In figures, using SHA256 (hashing over 256 bit) to hash a Trillion of values (e.g. $10^{12}$ random length alphanumeric strings), the collision probability is $p_{sha256}= \frac{10^{12 \cdot 2}}{2^{256+1}} \approx 4 \cdot 10^{-54}$, or in other words, something that is not likely to happen; such probability increases exponentially making use of MD5 which works on 128 bit, in fact in this case it is possible to have $p_{md5}= \frac{10^{12 \cdot 2}}{2^{128+1}} \approx 4 \cdot 10^{-15}$ and $p_{md5} >> p_{sha256}$

Examples and Application of Hashing Algorithms

There are several branches of application in Computer Science of the Hashing, in particular it is worth to enlist some of them.

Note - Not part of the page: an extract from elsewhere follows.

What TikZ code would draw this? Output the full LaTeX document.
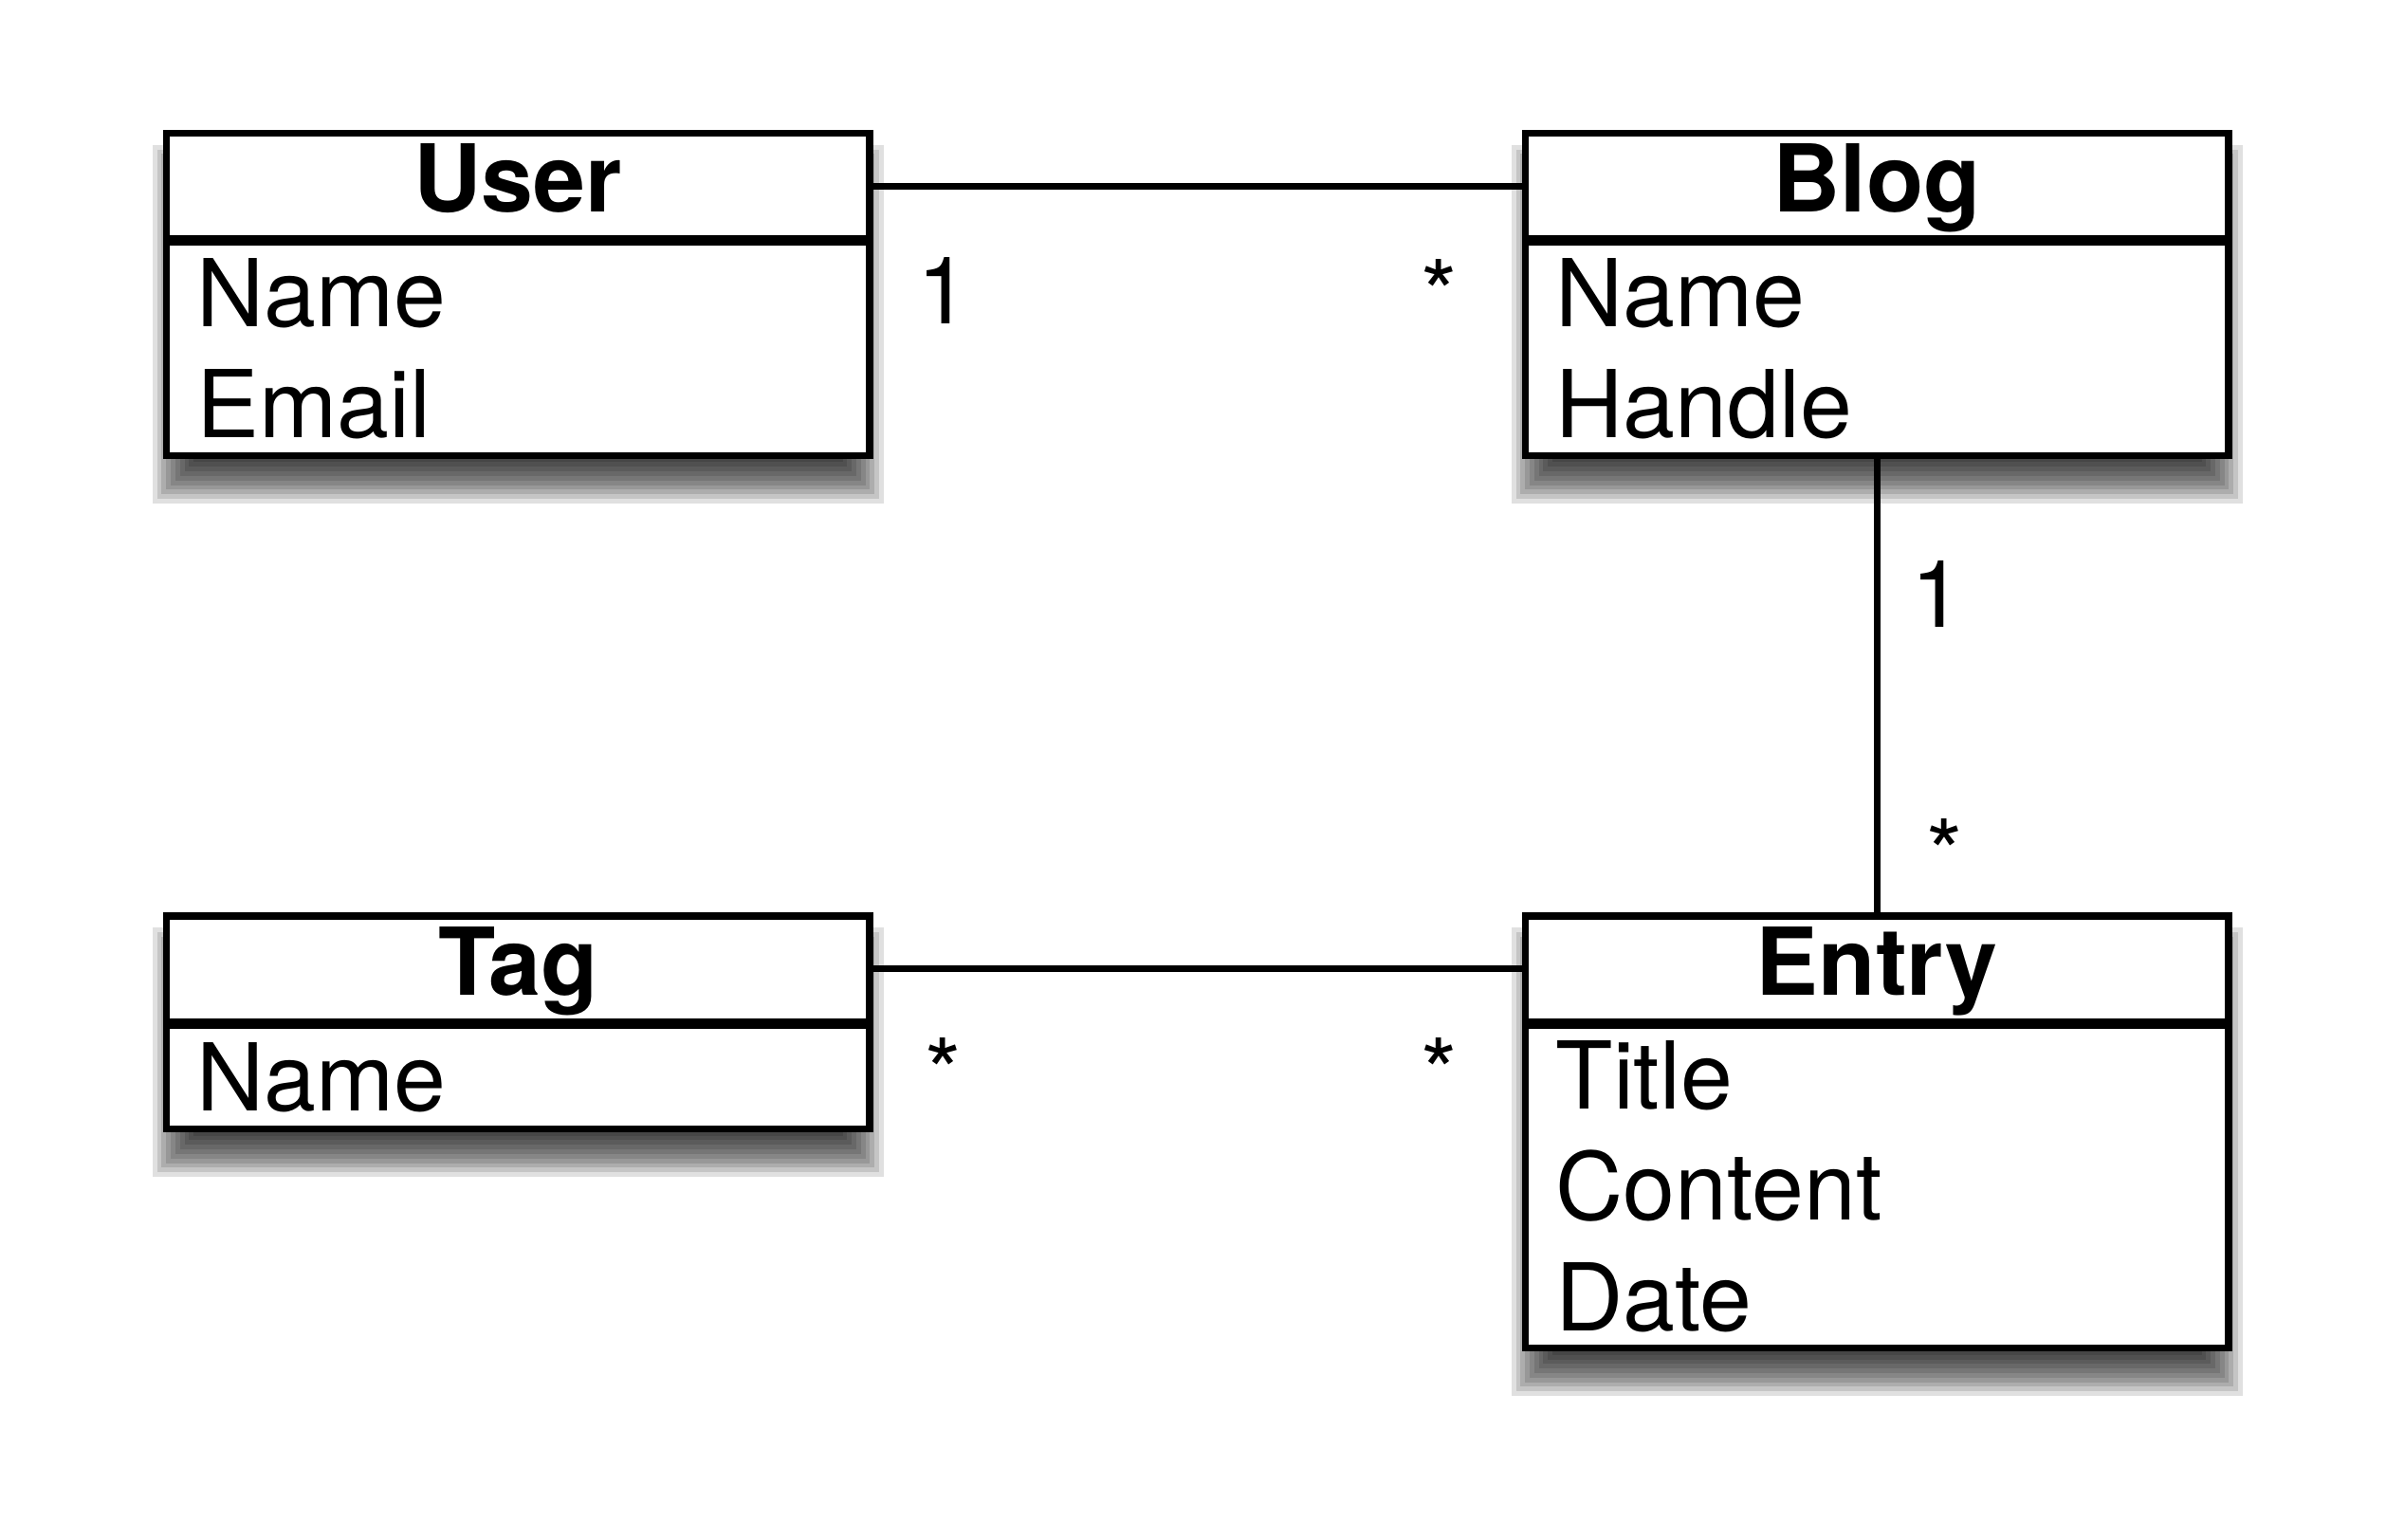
\documentclass[tikz,border=0pt]{standalone}
\usepackage{fontspec}
\setmainfont{TeX Gyre Heros}
\usetikzlibrary{positioning,backgrounds}

\begin{document}
\begin{tikzpicture}
	\tikzset{
		cls/.style={rectangle, draw=black, line width=1.3pt, fill=white, minimum width=4.62cm, minimum height=0.695cm, inner sep=0pt, text height=0.46cm, text depth=0.12cm, font=\fontsize{17.5}{20.8}\selectfont\bfseries},
		attr/.style={rectangle, draw=black, line width=1.3pt, fill=white, minimum width=4.62cm, inner xsep=0.2cm, inner ysep=0pt, text width=4.22cm, align=left, font=\fontsize{17.5}{20.8}\selectfont},
		mult/.style={anchor=base, inner sep=0pt, font=\fontsize{17.5}{20.8}\selectfont},
		assoc/.style={draw=black, line width=1.3pt},
		blur/.style={fill=black, opacity=0.12}
	}

	\useasboundingbox (0,0) rectangle (15.68,-10.12);

	\node[cls] (user) at (3.405, -1.2225) {User};
	\node[attr, below=-0.025cm of user, minimum height=1.404cm] (userattr) {Name\\Email};

	\node[cls] (blog) at (12.335, -1.2225) {Blog};
	\node[attr, below=-0.025cm of blog, minimum height=1.404cm] (blogattr) {Name\\Handle};

	\node[cls] (tag) at (3.405, -6.3675) {Tag};
	\node[attr, below=-0.025cm of tag, minimum height=0.685cm] (tagattr) {Name};

	\node[cls] (entry) at (12.335, -6.3675) {Entry};
	\node[attr, below=-0.025cm of entry, minimum height=2.125cm] (entryattr) {Title\\Content\\Date};

	\draw[assoc] (user) -- (blog);
	\draw[assoc] (blogattr) -- (entry);
	\draw[assoc] (tag) -- (entry);

	\node[mult] (m1) at (6.2, -2.13) {1};
	\node[mult] (m2) at (9.46, -2.15) {*};
	\node[mult] (m3) at (12.73, -4.12) {1};
	\node[mult] (m4) at (12.78, -5.83) {*};
	\node[mult] (m5) at (6.2, -7.27) {*};
	\node[mult] (m6) at (9.46, -7.27) {*};

	\begin{pgfonlayer}{background}
		\foreach \a/\b in {user/userattr, blog/blogattr, tag/tagattr, entry/entryattr}
			\foreach \i in {0,...,9}
				\fill[blur] ([xshift={(0.03*\i-0.07)*1cm}, yshift={(-0.10-0.03*\i)*1cm}]\a.north west) rectangle ([xshift={(0.07-0.03*\i)*1cm}, yshift={(0.03*\i-0.29)*1cm}]\b.south east);
	\end{pgfonlayer}

\end{tikzpicture}
\end{document}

• Cyclic Redundancy Check (CRC). Check and in case correct stream of bit involved in IO operations; for example, information transferred over the network is subject to bit flipping (natural phenomena of noise on the channel) that can be recovered by using CRC techniques – there is an entire branch of the Coding Theory around this.
• Examples
• Checksum. Transform the original information into a smaller block to the purpose of checking consistency, in other words to check whether the data has been compromised or not.
• Examples
• Cryptography. Transform the original information into a block that cannot be reversed – as per above, very useful in cases the identity has to be verified and the non-repudiation has to be implemented.
• Lookup. As discussed, a typical usage is creating keys for lookup data structures.

Conclusion

In this blog post an attempt to explain Hashing in a voice that may reach everyone: strict formalism has been replaced by intuitive explanations to make the text fluid.

The primary objective was to make light on the confusion that can be experienced daily by Software Engineers: a very few number of persons understand deeply what Hashing really is. Most of the times communication is compromised and not effective because of such sources of misunderstanding.